Matthews had joined the police in 1975 and his counsel Brian Dean said he had an otherwise “impeccable” record, even being commended for tackling “a deranged man with a knife”.

Yet he used his job to hide his illegal activities.

He was supposed to oversee legitimate checks on the ownership of abandoned vehicles, but on 128 occasions when he was checking the PNC, he was also on the phone to a private detective agency called Brian Harrison Investigations (BHI) in Stoke-on-Trent.

On 87 occasions, Matthews was checking vehicles for BHI, but on inspection, police saw they included Bentleys, Mercedes and even a car with British Services plates - not abandoned wrecks.

The rest of the checks - 41 in all - were on individual people.
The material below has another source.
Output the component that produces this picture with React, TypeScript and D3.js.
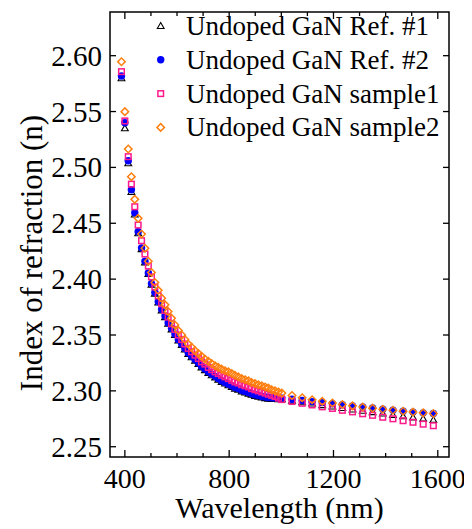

All of this information was going to Wood and Flanagan who ran BHI.

Commendations

Wood had served in the police for more than 30 years from 1961 to 1993, and was a former colleague and close friend of Matthews.

He too had been commended several times, once for his involvement in the Carl Bridgewater appeal which saw two men cleared after wrongly serving 18 years for murder.

According to his counsel Ian Bridge, “he has an absolutely first class record of contribution to society in general”, yet he too broke the law.

Prosecutor Miranda Moore QC told Southwark Crown Court that as serving and former police officers all three “could be under no illusion” as to the seriousness of their actions.

But Mr Bridge said his client had joined the police force before data protection was taken seriously.

He played down the severity of the crime saying: “There are no victims who reported a crime. No harm was done to any individual.”

But Det Insp Hyland was clear: “The public expect to have faith in the police and expect the police to respect the information they hold, so to sell it or pass it on without a lawful reason is totally unacceptable.”

Matthews, Wood and Flanagan and were convicted of misconduct in a public office and received 14, 10 and three month sentences respectively.